((
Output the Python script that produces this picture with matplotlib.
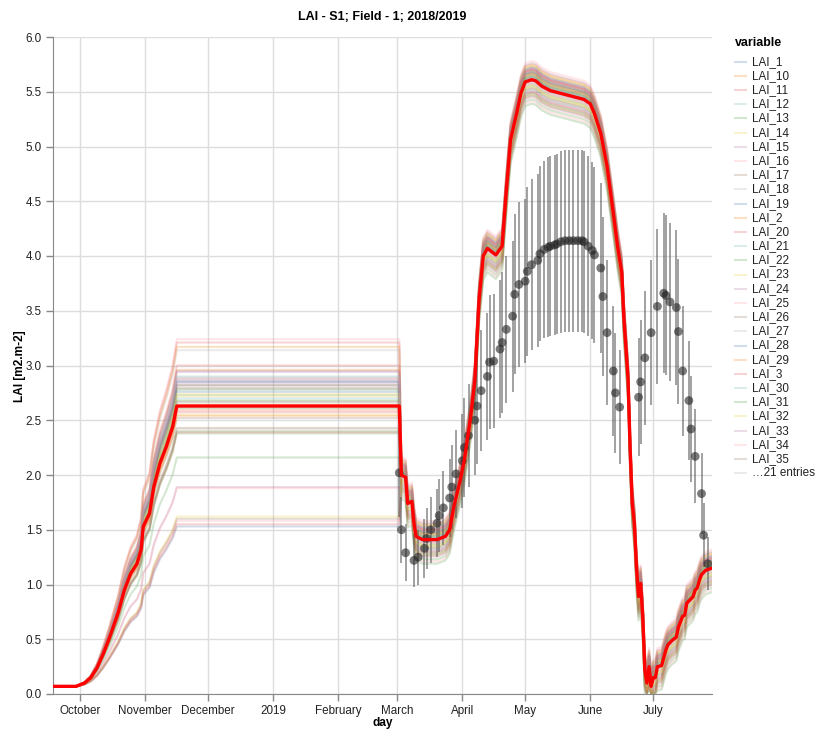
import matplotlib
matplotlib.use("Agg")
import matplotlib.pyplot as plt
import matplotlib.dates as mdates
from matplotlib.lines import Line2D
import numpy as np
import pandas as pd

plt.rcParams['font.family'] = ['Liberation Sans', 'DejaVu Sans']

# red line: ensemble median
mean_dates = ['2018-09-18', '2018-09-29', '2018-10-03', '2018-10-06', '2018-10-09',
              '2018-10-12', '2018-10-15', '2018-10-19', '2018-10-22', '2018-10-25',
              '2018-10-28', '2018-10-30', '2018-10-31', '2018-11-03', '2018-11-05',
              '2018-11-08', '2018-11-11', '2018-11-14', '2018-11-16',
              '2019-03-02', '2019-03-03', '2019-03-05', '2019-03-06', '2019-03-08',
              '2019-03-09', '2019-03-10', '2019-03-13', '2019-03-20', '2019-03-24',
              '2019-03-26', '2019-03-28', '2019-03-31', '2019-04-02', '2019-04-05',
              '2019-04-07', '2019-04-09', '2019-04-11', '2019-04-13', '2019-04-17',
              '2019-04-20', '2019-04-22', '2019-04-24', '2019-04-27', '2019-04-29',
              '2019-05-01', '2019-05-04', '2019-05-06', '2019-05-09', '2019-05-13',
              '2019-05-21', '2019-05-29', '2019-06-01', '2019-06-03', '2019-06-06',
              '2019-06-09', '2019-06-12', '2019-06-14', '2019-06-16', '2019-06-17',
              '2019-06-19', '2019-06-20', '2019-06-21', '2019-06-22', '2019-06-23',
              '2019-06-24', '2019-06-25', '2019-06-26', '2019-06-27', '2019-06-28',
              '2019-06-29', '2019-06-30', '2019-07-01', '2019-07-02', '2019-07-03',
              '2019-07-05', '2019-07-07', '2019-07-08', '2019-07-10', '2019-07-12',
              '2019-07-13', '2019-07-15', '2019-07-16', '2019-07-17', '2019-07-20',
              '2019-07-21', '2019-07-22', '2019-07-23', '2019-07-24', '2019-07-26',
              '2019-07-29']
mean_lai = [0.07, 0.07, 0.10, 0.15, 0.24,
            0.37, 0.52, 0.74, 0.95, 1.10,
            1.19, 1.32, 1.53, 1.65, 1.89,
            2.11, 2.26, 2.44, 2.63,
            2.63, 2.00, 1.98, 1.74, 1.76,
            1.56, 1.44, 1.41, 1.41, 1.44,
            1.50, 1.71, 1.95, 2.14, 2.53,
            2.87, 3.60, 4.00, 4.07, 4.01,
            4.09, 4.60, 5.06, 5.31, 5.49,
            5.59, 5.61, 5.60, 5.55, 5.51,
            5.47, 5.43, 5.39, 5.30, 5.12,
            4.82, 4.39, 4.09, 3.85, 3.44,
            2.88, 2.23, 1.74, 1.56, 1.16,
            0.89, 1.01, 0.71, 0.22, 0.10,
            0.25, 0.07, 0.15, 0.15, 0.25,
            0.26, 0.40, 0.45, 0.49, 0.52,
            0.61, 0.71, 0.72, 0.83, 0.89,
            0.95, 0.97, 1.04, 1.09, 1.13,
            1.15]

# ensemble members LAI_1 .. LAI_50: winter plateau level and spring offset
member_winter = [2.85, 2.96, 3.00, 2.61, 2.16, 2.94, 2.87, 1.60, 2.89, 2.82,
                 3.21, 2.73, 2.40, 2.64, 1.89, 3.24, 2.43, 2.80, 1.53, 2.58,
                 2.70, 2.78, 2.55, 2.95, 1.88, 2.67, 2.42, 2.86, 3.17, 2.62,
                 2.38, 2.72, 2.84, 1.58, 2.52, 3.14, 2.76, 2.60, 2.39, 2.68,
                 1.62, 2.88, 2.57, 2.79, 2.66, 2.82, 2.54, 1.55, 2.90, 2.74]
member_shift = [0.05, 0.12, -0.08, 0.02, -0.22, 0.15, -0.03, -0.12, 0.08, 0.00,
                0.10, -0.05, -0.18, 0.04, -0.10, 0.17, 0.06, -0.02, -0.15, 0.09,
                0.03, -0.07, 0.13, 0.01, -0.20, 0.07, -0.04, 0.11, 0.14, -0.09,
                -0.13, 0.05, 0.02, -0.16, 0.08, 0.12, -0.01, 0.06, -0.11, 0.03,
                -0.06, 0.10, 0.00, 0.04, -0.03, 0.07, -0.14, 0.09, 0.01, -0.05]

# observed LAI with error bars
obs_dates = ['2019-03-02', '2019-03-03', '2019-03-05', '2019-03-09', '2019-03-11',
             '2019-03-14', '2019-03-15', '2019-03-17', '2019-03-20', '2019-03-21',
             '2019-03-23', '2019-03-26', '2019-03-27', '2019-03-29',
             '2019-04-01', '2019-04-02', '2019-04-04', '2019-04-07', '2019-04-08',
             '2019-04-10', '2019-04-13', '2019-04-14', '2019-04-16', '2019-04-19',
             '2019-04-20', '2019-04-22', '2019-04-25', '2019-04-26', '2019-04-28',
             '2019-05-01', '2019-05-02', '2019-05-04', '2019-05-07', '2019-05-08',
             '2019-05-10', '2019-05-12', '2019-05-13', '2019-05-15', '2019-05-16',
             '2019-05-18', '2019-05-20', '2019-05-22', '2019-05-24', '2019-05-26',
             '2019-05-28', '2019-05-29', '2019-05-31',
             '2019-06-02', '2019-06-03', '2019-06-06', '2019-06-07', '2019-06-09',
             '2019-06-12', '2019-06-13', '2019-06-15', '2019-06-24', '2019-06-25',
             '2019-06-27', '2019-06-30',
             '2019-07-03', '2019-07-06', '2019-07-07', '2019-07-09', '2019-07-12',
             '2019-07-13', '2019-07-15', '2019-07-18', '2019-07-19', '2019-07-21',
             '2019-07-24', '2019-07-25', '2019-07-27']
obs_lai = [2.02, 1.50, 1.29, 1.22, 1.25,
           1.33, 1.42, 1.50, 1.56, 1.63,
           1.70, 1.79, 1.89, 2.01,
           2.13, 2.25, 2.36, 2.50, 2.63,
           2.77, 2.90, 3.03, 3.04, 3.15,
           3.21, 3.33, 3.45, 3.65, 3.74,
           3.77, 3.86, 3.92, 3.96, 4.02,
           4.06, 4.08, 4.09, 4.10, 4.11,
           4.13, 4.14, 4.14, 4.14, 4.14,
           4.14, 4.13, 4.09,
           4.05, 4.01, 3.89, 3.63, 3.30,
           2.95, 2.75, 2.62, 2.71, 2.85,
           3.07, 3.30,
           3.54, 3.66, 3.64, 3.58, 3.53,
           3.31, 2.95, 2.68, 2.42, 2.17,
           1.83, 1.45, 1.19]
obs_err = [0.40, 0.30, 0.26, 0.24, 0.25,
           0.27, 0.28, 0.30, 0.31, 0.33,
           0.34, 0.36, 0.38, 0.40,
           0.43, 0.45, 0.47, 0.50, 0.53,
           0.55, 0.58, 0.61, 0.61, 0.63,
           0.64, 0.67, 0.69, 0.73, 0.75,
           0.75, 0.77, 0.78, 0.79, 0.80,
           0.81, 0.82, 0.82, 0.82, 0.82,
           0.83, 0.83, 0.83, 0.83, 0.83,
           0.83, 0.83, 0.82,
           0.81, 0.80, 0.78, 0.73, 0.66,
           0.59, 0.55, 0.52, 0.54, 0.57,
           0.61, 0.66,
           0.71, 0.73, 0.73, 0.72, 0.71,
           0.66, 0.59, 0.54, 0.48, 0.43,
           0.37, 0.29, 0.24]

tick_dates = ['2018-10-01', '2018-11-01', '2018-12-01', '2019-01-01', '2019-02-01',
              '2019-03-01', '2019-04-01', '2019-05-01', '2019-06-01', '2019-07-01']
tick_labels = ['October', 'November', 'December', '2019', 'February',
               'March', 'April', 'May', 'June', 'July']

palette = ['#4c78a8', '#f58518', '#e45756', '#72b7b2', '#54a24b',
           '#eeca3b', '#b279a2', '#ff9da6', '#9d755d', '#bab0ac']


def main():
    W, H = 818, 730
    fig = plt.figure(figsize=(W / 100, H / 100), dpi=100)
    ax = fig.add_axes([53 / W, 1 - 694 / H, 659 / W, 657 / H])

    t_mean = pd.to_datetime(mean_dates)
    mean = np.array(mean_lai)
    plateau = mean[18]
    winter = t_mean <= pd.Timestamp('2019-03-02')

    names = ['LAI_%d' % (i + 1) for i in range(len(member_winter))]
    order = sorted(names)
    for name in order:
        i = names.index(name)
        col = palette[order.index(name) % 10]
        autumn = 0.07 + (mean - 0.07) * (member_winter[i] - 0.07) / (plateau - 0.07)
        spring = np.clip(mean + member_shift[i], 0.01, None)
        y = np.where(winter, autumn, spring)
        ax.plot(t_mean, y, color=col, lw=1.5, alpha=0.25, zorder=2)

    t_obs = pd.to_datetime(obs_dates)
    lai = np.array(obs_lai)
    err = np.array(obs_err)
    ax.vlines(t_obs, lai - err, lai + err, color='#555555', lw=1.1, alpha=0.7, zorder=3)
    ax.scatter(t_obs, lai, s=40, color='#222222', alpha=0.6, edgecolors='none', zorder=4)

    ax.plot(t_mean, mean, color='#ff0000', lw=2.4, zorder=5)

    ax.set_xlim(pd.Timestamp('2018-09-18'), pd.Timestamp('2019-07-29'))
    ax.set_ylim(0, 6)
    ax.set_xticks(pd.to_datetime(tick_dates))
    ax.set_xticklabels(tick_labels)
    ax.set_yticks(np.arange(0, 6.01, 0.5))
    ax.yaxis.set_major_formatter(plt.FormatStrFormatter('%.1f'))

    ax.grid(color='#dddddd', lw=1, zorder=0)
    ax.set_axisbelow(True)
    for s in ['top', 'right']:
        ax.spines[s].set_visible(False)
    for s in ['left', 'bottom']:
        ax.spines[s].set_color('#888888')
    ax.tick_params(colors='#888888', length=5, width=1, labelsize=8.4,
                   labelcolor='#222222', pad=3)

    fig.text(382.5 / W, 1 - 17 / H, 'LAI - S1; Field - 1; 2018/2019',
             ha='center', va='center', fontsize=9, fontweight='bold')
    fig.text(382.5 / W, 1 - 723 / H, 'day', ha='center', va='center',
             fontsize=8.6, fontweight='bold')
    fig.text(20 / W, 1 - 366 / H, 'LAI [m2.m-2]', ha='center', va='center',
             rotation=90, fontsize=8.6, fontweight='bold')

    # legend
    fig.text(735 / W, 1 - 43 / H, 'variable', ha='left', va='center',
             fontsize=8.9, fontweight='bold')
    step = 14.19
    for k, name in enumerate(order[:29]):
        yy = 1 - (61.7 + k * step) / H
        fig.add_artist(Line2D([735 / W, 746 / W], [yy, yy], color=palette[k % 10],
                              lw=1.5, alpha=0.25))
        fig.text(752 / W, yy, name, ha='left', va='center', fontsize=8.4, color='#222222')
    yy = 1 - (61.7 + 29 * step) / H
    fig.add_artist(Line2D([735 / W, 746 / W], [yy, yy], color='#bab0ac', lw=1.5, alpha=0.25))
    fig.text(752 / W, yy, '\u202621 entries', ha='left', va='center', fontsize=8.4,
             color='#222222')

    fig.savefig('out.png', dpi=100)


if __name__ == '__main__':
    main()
))
Give again, exactly, the lines from the start of the data through the one holding "plt.rcParams['font.family'] = ['Liberation"; omit the pictures.

Output the Python script that produces this picture with matplotlib.
import matplotlib
matplotlib.use("Agg")
import matplotlib.pyplot as plt
import matplotlib.dates as mdates
from matplotlib.lines import Line2D
import numpy as np
import pandas as pd

plt.rcParams['font.family'] = ['Liberation Sans', 'DejaVu Sans']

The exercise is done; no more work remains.